:: AIM ::
Transcribe the records that follow in their entirety, omitting any pictures.

[Records with drawing code]
◇ ◇ ◇ ◇ ◇
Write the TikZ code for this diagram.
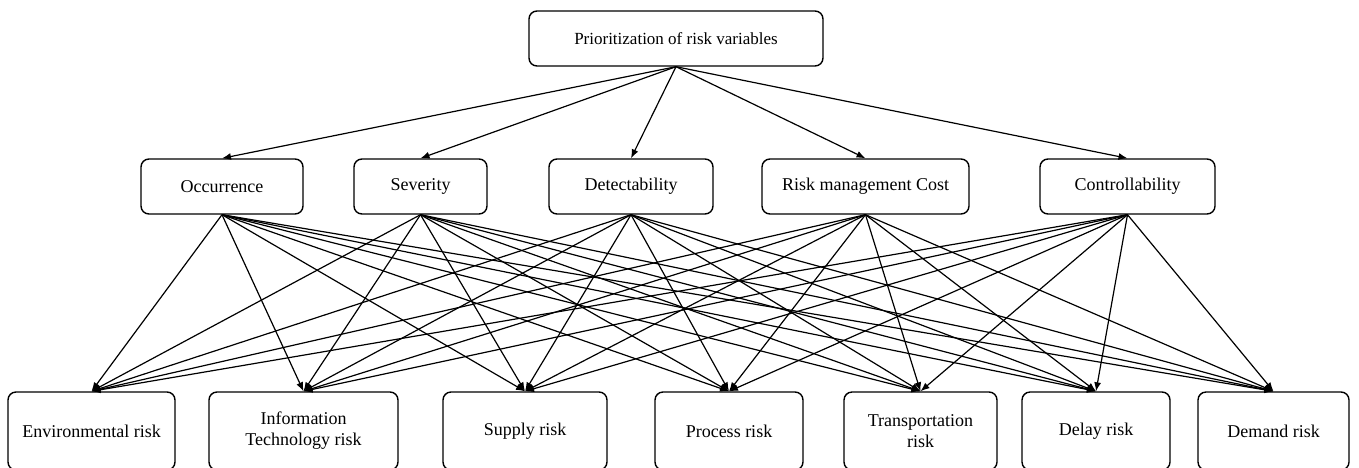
\documentclass[tikz,border=0pt]{standalone}
\usepackage{fontspec}
\setmainfont{Liberation Serif}
\usetikzlibrary{arrows.meta}

\begin{document}
\begin{tikzpicture}[x=0.5pt, y=-0.5pt, font=\fontsize{9}{10.5}\selectfont,
  box/.style={draw, rectangle, rounded corners=4pt, line width=0.7pt, align=center, inner sep=0pt},
  link/.style={-{Latex[length=4.5pt,width=3.5pt]}, line width=0.6pt}]
  \useasboundingbox (0,0) rectangle (1359,467);
  % goal
  \node[box, font=\fontsize{8.5}{9.5}\selectfont, minimum width=147pt, minimum height=27.5pt] (goal) at (676,38.5) {Prioritization of risk variables};
  % criteria
  \node[box, minimum width=81pt, minimum height=27.5pt] (occ) at (222,186.5) {Occurrence};
  \node[box, minimum width=66.5pt, minimum height=27.5pt] (sev) at (420.5,186.5) {Severity};
  \node[box, minimum width=82pt, minimum height=27.5pt] (det) at (631,186.5) {Detectability};
  \node[box, minimum width=103.5pt, minimum height=27.5pt] (cost) at (865.5,186.5) {Risk management Cost};
  \node[box, minimum width=87.5pt, minimum height=27.5pt] (ctrl) at (1127.5,186.5) {Controllability};
  % risks
  \node[box, minimum width=83.5pt, minimum height=39pt] (env) at (91.5,431) {Environmental risk};
  \node[box, minimum width=94.5pt, minimum height=39pt] (it) at (303.5,431) {Information\\Technology risk};
  \node[box, minimum width=82pt, minimum height=39pt] (sup) at (525,431) {Supply risk};
  \node[box, minimum width=74pt, minimum height=39pt] (proc) at (729,431) {Process risk};
  \node[box, minimum width=76.5pt, minimum height=39pt] (trans) at (920.5,431) {Transportation\\risk};
  \node[box, minimum width=74pt, minimum height=39pt] (delay) at (1096,431) {Delay risk};
  \node[box, minimum width=75.5pt, minimum height=39pt] (dem) at (1273.5,431) {Demand risk};
  % links
  \foreach \c in {occ,sev,det,cost,ctrl}
    \draw[link] (goal.south) -- (\c.north);
  \foreach \c in {occ,sev,det,cost,ctrl}
    \foreach \r in {env,it,sup,proc,trans,delay,dem}
      \draw[link] (\c.south) -- (\r.north);
\end{tikzpicture}
\end{document}
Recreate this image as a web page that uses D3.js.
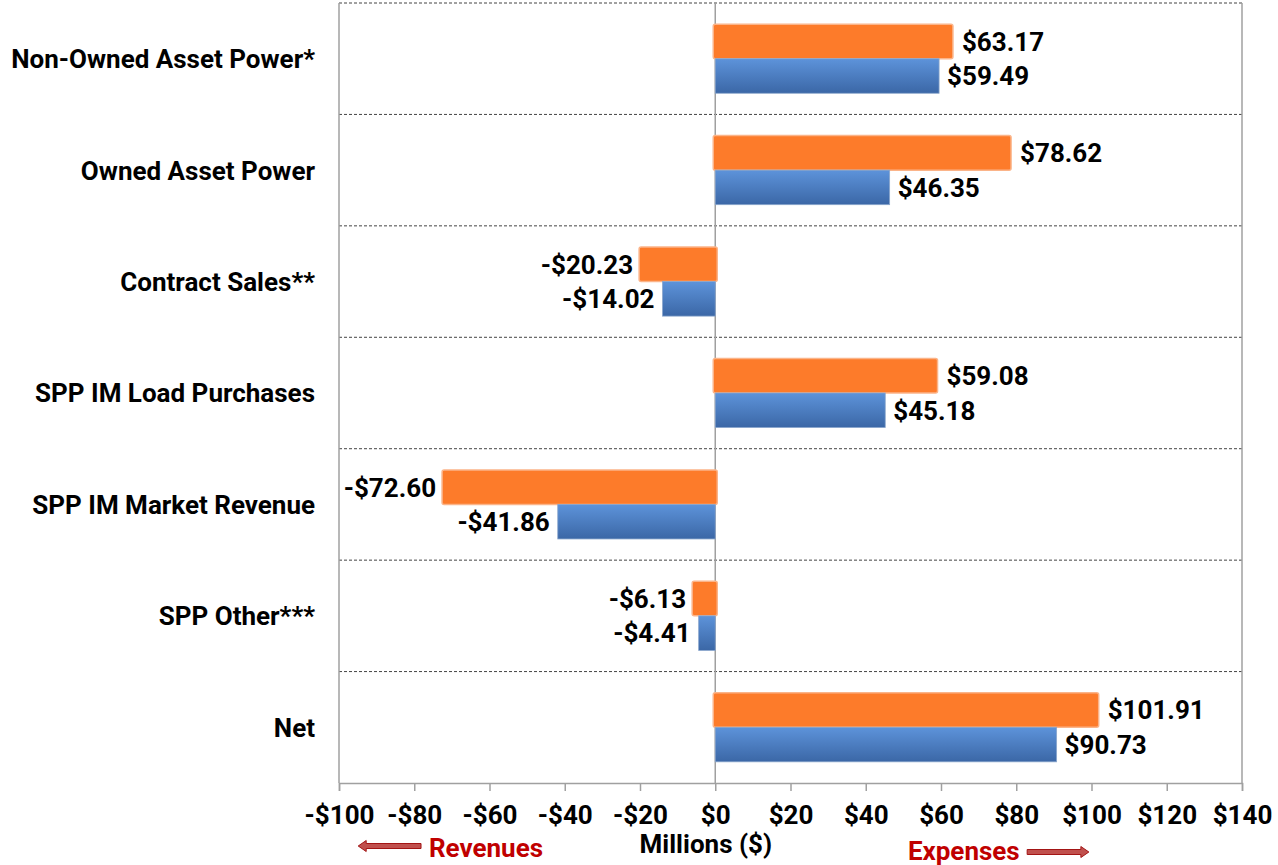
◇ ◇ ◇ ◇ ◇
:: FULL RESPONSE ::
Write the TikZ code for this diagram.
\documentclass[tikz,border=0pt]{standalone}
\usepackage{fontspec}
\setmainfont{Liberation Serif}
\usetikzlibrary{arrows.meta}

\begin{document}
\begin{tikzpicture}[x=0.5pt, y=-0.5pt, font=\fontsize{9}{10.5}\selectfont,
  box/.style={draw, rectangle, rounded corners=4pt, line width=0.7pt, align=center, inner sep=0pt},
  link/.style={-{Latex[length=4.5pt,width=3.5pt]}, line width=0.6pt}]
  \useasboundingbox (0,0) rectangle (1359,467);
  % goal
  \node[box, font=\fontsize{8.5}{9.5}\selectfont, minimum width=147pt, minimum height=27.5pt] (goal) at (676,38.5) {Prioritization of risk variables};
  % criteria
  \node[box, minimum width=81pt, minimum height=27.5pt] (occ) at (222,186.5) {Occurrence};
  \node[box, minimum width=66.5pt, minimum height=27.5pt] (sev) at (420.5,186.5) {Severity};
  \node[box, minimum width=82pt, minimum height=27.5pt] (det) at (631,186.5) {Detectability};
  \node[box, minimum width=103.5pt, minimum height=27.5pt] (cost) at (865.5,186.5) {Risk management Cost};
  \node[box, minimum width=87.5pt, minimum height=27.5pt] (ctrl) at (1127.5,186.5) {Controllability};
  % risks
  \node[box, minimum width=83.5pt, minimum height=39pt] (env) at (91.5,431) {Environmental risk};
  \node[box, minimum width=94.5pt, minimum height=39pt] (it) at (303.5,431) {Information\\Technology risk};
  \node[box, minimum width=82pt, minimum height=39pt] (sup) at (525,431) {Supply risk};
  \node[box, minimum width=74pt, minimum height=39pt] (proc) at (729,431) {Process risk};
  \node[box, minimum width=76.5pt, minimum height=39pt] (trans) at (920.5,431) {Transportation\\risk};
  \node[box, minimum width=74pt, minimum height=39pt] (delay) at (1096,431) {Delay risk};
  \node[box, minimum width=75.5pt, minimum height=39pt] (dem) at (1273.5,431) {Demand risk};
  % links
  \foreach \c in {occ,sev,det,cost,ctrl}
    \draw[link] (goal.south) -- (\c.north);
  \foreach \c in {occ,sev,det,cost,ctrl}
    \foreach \r in {env,it,sup,proc,trans,delay,dem}
      \draw[link] (\c.south) -- (\r.north);
\end{tikzpicture}
\end{document}
Recreate this image as a web page that uses D3.js.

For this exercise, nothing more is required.